§ Exercise brief: Find each line containing the string "with" and return it.

::::::

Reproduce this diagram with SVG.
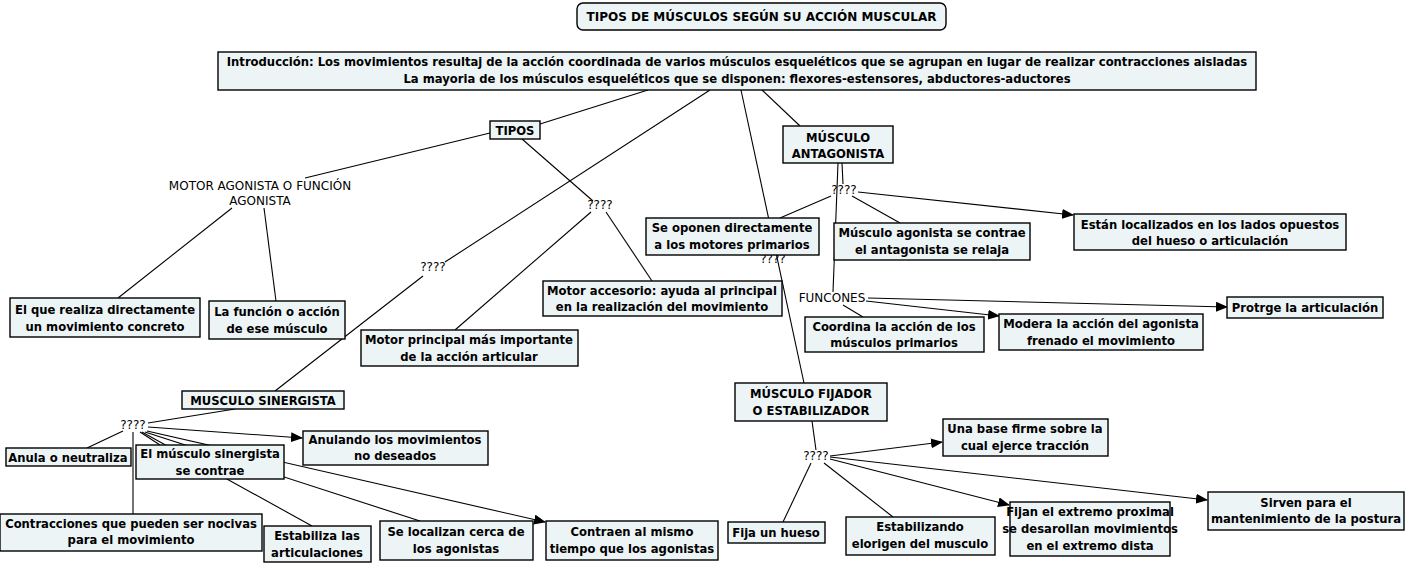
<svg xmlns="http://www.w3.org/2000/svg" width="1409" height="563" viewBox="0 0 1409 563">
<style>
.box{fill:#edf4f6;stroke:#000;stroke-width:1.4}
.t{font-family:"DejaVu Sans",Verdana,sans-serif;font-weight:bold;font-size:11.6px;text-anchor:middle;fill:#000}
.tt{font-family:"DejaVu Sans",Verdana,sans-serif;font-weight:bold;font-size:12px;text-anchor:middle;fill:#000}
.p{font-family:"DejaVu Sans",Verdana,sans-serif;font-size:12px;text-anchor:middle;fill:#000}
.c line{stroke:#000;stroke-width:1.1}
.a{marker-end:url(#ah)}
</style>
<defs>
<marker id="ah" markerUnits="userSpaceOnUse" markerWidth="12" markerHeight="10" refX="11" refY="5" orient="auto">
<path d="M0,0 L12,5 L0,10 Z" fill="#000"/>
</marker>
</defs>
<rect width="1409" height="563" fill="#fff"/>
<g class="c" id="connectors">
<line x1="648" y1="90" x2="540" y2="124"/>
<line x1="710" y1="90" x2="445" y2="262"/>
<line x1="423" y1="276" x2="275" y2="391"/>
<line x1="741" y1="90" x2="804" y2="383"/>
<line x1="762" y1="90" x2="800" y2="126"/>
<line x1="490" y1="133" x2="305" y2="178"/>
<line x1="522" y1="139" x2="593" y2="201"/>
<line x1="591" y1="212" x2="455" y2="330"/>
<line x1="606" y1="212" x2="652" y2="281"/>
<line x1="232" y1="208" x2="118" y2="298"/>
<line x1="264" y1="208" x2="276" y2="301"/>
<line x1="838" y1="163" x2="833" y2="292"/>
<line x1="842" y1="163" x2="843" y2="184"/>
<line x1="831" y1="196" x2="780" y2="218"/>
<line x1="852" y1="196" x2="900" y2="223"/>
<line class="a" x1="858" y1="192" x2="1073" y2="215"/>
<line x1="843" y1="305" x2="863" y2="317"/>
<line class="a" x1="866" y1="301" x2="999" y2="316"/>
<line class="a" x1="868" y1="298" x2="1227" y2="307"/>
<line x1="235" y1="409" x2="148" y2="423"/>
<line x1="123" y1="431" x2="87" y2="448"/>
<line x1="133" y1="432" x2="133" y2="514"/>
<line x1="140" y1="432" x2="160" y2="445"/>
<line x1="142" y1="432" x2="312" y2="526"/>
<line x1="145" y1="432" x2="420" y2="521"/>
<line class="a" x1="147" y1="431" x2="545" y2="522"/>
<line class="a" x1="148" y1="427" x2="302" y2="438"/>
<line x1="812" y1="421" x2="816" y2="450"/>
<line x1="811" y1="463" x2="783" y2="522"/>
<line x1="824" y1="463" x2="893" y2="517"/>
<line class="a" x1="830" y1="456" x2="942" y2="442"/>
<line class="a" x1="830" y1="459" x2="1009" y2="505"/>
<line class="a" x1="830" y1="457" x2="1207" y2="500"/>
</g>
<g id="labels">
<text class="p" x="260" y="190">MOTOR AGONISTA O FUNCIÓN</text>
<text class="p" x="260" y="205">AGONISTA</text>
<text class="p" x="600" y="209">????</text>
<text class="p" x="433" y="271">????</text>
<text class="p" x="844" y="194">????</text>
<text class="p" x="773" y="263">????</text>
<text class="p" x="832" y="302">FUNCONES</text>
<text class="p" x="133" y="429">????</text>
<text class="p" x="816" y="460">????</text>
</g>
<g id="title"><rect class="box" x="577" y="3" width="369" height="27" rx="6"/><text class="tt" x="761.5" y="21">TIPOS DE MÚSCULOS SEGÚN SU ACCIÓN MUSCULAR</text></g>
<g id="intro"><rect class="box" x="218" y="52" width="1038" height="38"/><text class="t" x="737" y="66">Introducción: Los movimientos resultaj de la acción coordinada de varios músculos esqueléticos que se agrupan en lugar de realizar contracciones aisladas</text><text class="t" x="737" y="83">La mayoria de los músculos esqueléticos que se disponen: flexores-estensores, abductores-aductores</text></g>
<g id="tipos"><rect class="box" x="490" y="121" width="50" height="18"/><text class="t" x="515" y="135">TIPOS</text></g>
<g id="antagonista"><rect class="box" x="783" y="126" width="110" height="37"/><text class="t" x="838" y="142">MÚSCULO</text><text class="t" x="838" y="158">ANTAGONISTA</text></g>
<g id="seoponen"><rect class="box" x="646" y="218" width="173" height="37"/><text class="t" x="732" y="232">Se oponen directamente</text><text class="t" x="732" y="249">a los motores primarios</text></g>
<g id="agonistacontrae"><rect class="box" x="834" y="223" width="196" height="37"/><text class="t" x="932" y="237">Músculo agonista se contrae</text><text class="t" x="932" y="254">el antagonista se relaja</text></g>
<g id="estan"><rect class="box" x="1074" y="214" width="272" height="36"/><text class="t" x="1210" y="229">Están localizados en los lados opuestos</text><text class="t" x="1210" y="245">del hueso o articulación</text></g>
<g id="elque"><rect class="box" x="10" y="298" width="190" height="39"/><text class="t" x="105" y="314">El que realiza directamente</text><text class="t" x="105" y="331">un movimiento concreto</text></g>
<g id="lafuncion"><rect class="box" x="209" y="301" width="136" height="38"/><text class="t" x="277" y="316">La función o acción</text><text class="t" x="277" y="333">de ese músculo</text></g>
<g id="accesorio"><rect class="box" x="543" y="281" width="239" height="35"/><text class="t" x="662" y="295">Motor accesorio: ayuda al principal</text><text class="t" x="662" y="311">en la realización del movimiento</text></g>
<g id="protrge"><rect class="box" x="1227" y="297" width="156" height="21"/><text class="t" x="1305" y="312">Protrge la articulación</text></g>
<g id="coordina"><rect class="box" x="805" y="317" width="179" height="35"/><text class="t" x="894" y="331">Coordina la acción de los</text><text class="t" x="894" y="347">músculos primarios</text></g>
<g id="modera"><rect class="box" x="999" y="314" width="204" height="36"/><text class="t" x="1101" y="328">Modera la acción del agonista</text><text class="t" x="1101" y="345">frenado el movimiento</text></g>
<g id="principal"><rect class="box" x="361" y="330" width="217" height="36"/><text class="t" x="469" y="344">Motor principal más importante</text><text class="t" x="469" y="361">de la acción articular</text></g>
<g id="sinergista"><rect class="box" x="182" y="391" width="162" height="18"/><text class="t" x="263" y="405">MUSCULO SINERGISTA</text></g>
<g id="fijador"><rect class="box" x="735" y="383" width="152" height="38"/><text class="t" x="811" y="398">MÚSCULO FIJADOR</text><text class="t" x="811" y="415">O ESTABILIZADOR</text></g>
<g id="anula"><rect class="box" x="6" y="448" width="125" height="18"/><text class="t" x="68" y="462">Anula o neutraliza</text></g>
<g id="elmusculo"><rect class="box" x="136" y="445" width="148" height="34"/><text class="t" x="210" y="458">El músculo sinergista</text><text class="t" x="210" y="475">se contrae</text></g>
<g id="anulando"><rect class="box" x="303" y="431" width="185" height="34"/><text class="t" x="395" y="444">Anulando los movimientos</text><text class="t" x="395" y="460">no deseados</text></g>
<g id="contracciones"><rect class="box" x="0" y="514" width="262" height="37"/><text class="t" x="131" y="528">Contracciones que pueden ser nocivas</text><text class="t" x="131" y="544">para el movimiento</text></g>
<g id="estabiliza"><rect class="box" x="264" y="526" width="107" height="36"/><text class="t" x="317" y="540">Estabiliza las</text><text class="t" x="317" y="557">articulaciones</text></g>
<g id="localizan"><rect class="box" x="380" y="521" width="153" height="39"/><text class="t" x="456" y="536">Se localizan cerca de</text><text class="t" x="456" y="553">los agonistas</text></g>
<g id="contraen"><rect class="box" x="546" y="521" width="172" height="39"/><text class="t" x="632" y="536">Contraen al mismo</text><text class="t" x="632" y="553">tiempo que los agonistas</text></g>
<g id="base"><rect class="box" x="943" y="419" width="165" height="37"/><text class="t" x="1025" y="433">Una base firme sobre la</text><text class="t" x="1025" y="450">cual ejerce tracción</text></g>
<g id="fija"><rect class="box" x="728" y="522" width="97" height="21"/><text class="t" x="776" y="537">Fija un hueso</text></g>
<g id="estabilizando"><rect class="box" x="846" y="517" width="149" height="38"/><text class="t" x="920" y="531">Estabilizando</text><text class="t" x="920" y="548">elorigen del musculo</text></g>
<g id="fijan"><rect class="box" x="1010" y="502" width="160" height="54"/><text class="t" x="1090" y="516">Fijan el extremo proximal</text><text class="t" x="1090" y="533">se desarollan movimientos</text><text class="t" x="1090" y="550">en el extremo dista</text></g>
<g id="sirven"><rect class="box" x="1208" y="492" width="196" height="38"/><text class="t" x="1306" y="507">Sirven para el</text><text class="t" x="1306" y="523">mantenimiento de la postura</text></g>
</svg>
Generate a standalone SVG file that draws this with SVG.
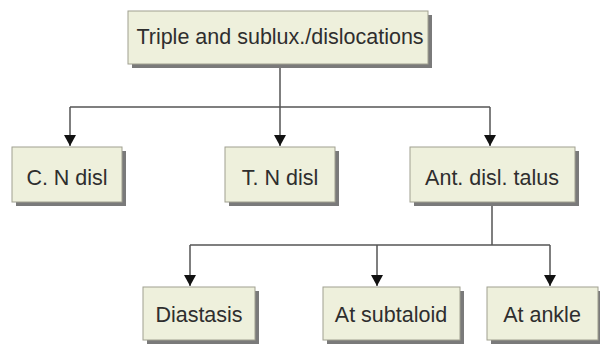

::::::

§ Result for this exercise:
Reproduce this diagram with SVG.
Generate a standalone SVG file that draws this with SVG.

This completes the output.